Best XPath practices for extracting data from a field that varies in format

51 Views Asked by At

I was using Python 3.8, XPath and Scrapy where things just seemed to work. I took my XPath expressions for granted.

Now I'm must using Python 3.8, XPath and lxml.html and things are much less forgiving. For example, using this URL and this XPath:

//dt[text()='Services/Products']/following-sibling::dd[1]

I would return a paragraph or a list depending on what the innerhtml was. This is how I am attempting to extract the text now:

data = response.text
tree = html.fromstring(data)
Services_Product = tree.xpath("//dt[text()='Services/Products']/following-sibling::dd[1]")

which returns this: Services_Product[] which is a list of "li" elements for his page, but other times this field can be any of these:

<dd>some text</dd>
or
<dd><p>some text</p></dd>
or
<dd>
  <ul>
    <li>some text</li>
    <li>some text</li>
  </ul>
</dd>
or
<dd>
  <ul>
    <li><p>some text</p></li>
    <li><p>some text</p></li>
  </ul>
</dd>

What is the best practice for extracting text from situations like this where the target field can be a number of different things?

I used this test code to see what my options are:

file = open('html_01.txt', 'r')
data = file.read()
tree = html.fromstring(data)
Services_Product = tree.xpath("//dt[text()='Services/Products']/following-sibling::dd[1]")
stuff = Services_Product[0].xpath("//li")
for elem in stuff:
    print(elem[0][0].text)

That returned this: Health Health doctors Health doctors

Which is not correct. Here's a screenshot of it in google chrome: The Xpath tool in google chrome along with the html in question

Whats the best way to scrape this data using Python and Xpath - or other options?

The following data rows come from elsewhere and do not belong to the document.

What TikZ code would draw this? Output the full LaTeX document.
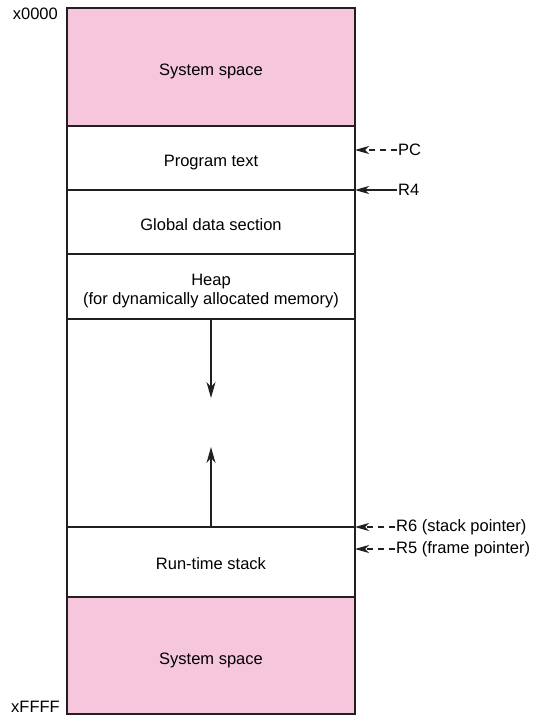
\documentclass[tikz,border=0pt]{standalone}
\usepackage{fontspec}
\setmainfont{Liberation Sans}
\usetikzlibrary{arrows.meta,positioning}
\definecolor{syspink}{HTML}{F6C6DC}
\definecolor{ink}{HTML}{231F20}

\begin{document}
\begin{tikzpicture}[
  x=1pt, y=-1pt,
  region/.style={draw=ink, line width=1.3pt, minimum width=288pt, outer sep=0pt,
                 inner sep=0pt, align=center, text height=17pt, text depth=0pt,
                 font=\fontsize{16.5}{19}\selectfont},
  ptrlabel/.style={inner sep=1pt, anchor=west, font=\fontsize{16.5}{21}\selectfont},
  addr/.style={inner sep=1pt, font=\fontsize{16.5}{21}\selectfont},
  ptr/.style={-{Stealth[length=14pt, width=8pt, inset=4pt]}, line width=1.1pt, draw=ink},
  growarr/.style={-{Stealth[length=16pt, width=9pt, inset=5pt]}, line width=1.1pt, draw=ink},
  dashptr/.style={ptr, dash pattern=on 6pt off 5pt}
]
  \useasboundingbox (0,0) rectangle (538,722);

  % memory regions, top to bottom
  \node[region, fill=syspink, minimum height=118pt, anchor=north west] (systop) at (67,8) {System space};
  \node[region, minimum height=64pt, below=0pt of systop] (prog) {Program text};
  \node[region, minimum height=64pt, below=0pt of prog] (glob) {Global data section};
  \node[region, minimum height=65pt, text height=36pt, below=0pt of glob] (heap) {Heap\\(for dynamically allocated memory)};
  \node[region, minimum height=208pt, below=0pt of heap] (free) {};
  \node[region, minimum height=70pt, text height=15pt, below=0pt of free] (stack) {Run-time stack};
  \node[region, fill=syspink, minimum height=117pt, below=0pt of stack] (sysbot) {System space};

  % heap and stack growth
  \coordinate[below=79pt of free.north] (heapend);
  \coordinate[above=80pt of free.south] (stackend);
  \draw[growarr] (free.north) -- (heapend);
  \draw[growarr] (free.south) -- (stackend);

  % addresses
  \node[addr, anchor=north east] (lo) at ([xshift=-8pt, yshift=1pt]systop.north west) {x0000};
  \node[addr, anchor=south east] (hi) at ([xshift=-6pt]sysbot.south west) {xFFFF};

  % register pointers
  \node[ptrlabel, right=42pt of prog.east, yshift=8pt] (pc) {PC};
  \node[ptrlabel, right=42pt of prog.south east] (rfour) {R4};
  \node[ptrlabel, right=40pt of free.south east] (rsix) {R6 (stack pointer)};
  \node[ptrlabel, right=40pt of stack.north east, yshift=-22pt] (rfive) {R5 (frame pointer)};

  \draw[dashptr] (pc.west) -- (pc.west -| prog.east);
  \draw[ptr] (rfour.west) -- (rfour.west -| prog.east);
  \draw[dashptr] (rsix.west) -- (rsix.west -| free.east);
  \draw[dashptr] (rfive.west) -- (rfive.west -| stack.east);
\end{tikzpicture}
\end{document}
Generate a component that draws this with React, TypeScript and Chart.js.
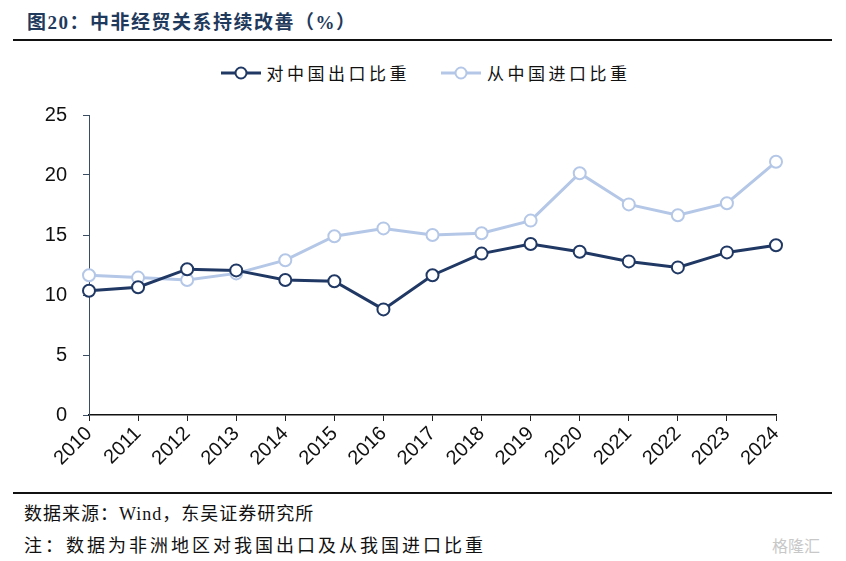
import React, { useEffect, useRef } from "react";
import { Chart, registerables } from "chart.js";

Chart.register(...registerables);

const years = ["2010","2011","2012","2013","2014","2015","2016","2017","2018","2019","2020","2021","2022","2023","2024"];
const exportShare = [10.35, 10.65, 12.15, 12.05, 11.25, 11.15, 8.8, 11.65, 13.45, 14.25, 13.6, 12.8, 12.3, 13.55, 14.15];
const importShare = [11.65, 11.45, 11.25, 11.8, 12.9, 14.9, 15.55, 15.0, 15.15, 16.2, 20.15, 17.55, 16.65, 17.65, 21.1];
const yTicks = [0, 5, 10, 15, 20, 25];

const DARK = "#203864";
const LIGHT = "#b4c7e7";
const CJK = "'Liberation Serif', 'Noto Sans CJK SC', serif";

function LegendItem({ color, label }: { color: string; label: string }) {
  return (
    <div style={{ display: "flex", alignItems: "center" }}>
      <svg width="42" height="16" style={{ marginRight: 5 }}>
        <line x1="1" y1="8" x2="41" y2="8" stroke={color} strokeWidth="3" />
        <circle cx="21" cy="8" r="5.5" fill="#fff" stroke={color} strokeWidth="2" />
      </svg>
      <span style={{ fontFamily: CJK, fontSize: 17, letterSpacing: 3.5, color: "#111" }}>{label}</span>
    </div>
  );
}

export default function App() {
  const ref = useRef<HTMLCanvasElement>(null);
  useEffect(() => {
    document.body.style.margin = "0";
    const ctx = ref.current!;
    const chart = new Chart(ctx, {
      type: "line",
      data: {
        labels: years,
        datasets: [
          {
            label: "对中国出口比重",
            data: exportShare,
            borderColor: DARK,
            backgroundColor: "#fff",
            borderWidth: 3,
            pointRadius: 6,
            pointBorderWidth: 2,
            pointBorderColor: DARK,
            pointBackgroundColor: "#fff",
            tension: 0,
          },
          {
            label: "从中国进口比重",
            data: importShare,
            borderColor: LIGHT,
            backgroundColor: "#fff",
            borderWidth: 3,
            pointRadius: 6,
            pointBorderWidth: 2,
            pointBorderColor: LIGHT,
            pointBackgroundColor: "#fff",
            tension: 0,
          },
        ],
      },
      options: {
        animation: false,
        responsive: false,
        maintainAspectRatio: false,
        layout: { padding: { top: 3, right: 70, bottom: 0, left: 0 } },
        plugins: { legend: { display: false }, tooltip: { enabled: false } },
        scales: {
          x: {
            offset: false,
            grid: { drawOnChartArea: false, drawTicks: true, tickLength: 6, color: "#222" },
            border: { display: true, color: "#111", width: 1.5 },
            ticks: {
              color: "#111",
              font: { family: "'Liberation Sans', Arial", size: 20 },
              minRotation: 45,
              maxRotation: 45,
              padding: 1,
            },
            afterFit: (s: any) => { s.height = 70; },
          },
          y: {
            min: 0,
            max: 25,
            afterBuildTicks: (s: any) => { s.ticks = yTicks.map((v) => ({ value: v })); },
            grid: { drawOnChartArea: false, drawTicks: true, tickLength: 6, color: "#3b4d63" },
            border: { display: true, color: "#3b4d63", width: 1 },
            ticks: {
              color: "#111",
              font: { family: "'Liberation Sans', Arial", size: 20 },
              padding: 16,
            },
            afterFit: (s: any) => { s.width = 89; },
          },
        },
      },
    });
    return () => chart.destroy();
  }, []);

  return (
    <div style={{ position: "relative", width: 846, height: 561, background: "#fff", overflow: "hidden" }}>
      <div style={{ position: "absolute", left: 27, top: 7, fontFamily: CJK, fontWeight: "bold", fontSize: 19, color: "#1f3a5c", letterSpacing: 1.5 }}>
        图20：中非经贸关系持续改善（%）
      </div>
      <div style={{ position: "absolute", left: 13, top: 39, width: 819, height: 2, background: "#111" }} />
      <div style={{ position: "absolute", left: 0, top: 60, width: 846, display: "flex", justifyContent: "center", gap: 30, paddingLeft: 2 }}>
        <LegendItem color={DARK} label="对中国出口比重" />
        <LegendItem color={LIGHT} label="从中国进口比重" />
      </div>
      <canvas ref={ref} width={846} height={398} style={{ position: "absolute", left: 0, top: 87, width: 846, height: 398 }} />
      <div style={{ position: "absolute", left: 13, top: 492, width: 819, height: 2, background: "#111" }} />
      <div style={{ position: "absolute", left: 24, top: 499, fontFamily: CJK, fontSize: 18, letterSpacing: 1, color: "#111" }}>
        数据来源：Wind，东吴证券研究所
      </div>
      <div style={{ position: "absolute", left: 24, top: 531, fontFamily: CJK, fontSize: 18, letterSpacing: 3, color: "#111" }}>
        注：数据为非洲地区对我国出口及从我国进口比重
      </div>
      <div style={{ position: "absolute", left: 772, top: 533, fontFamily: "'Noto Sans CJK SC', sans-serif", fontSize: 16, color: "#c8c8c8" }}>
        格隆汇
      </div>
    </div>
  );
}
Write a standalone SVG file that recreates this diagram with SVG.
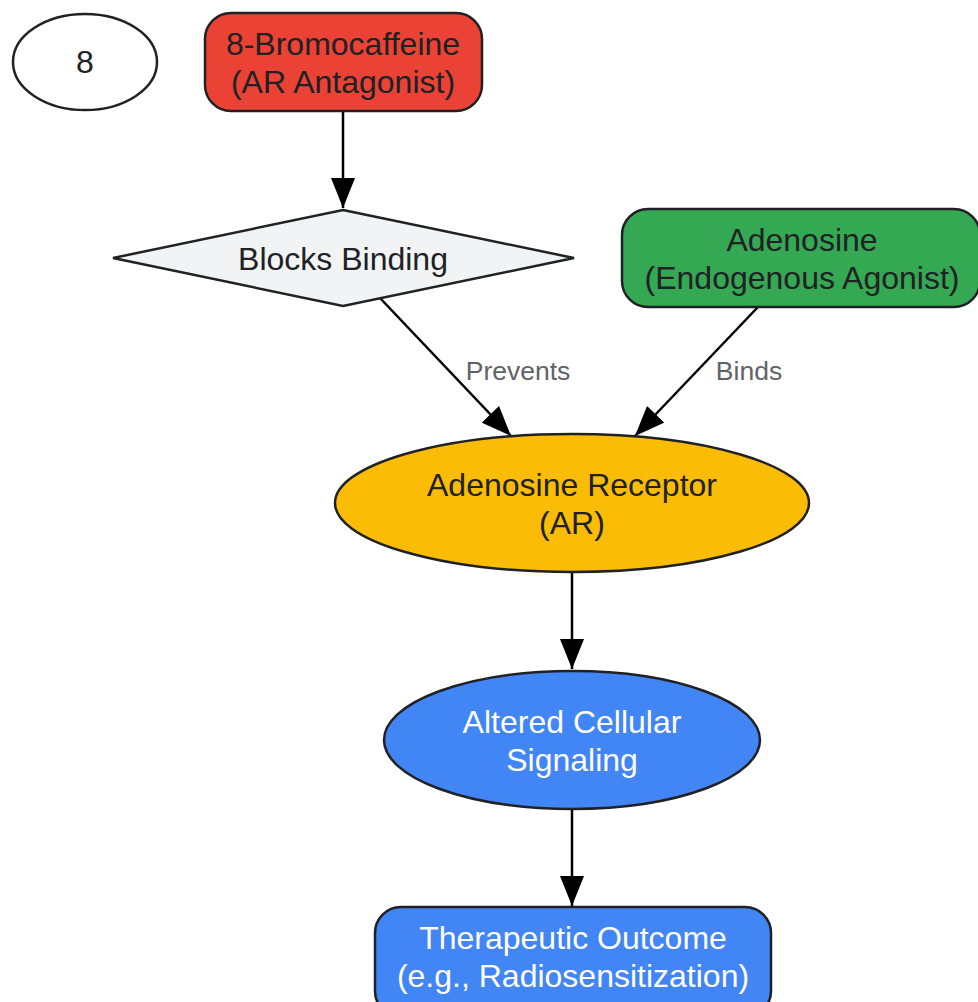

Thank you.

1

There are 1 best solutions below

0
On

After spending hours googling and then writing this post above, it just came to me: old code:

Services_Product = tree.xpath("//dt[text()='Services/Products']/following-sibling::dd[1]")
stuff = Services_Product[0].xpath("//li")

and new code that returns a nice list of text:

Services_Product = tree.xpath("//dt[text()='Services/Products']/following-sibling::dd[1]")
stuff = Services_Product[0].xpath("//li/text()")

add the "/text()" on the end fixed it.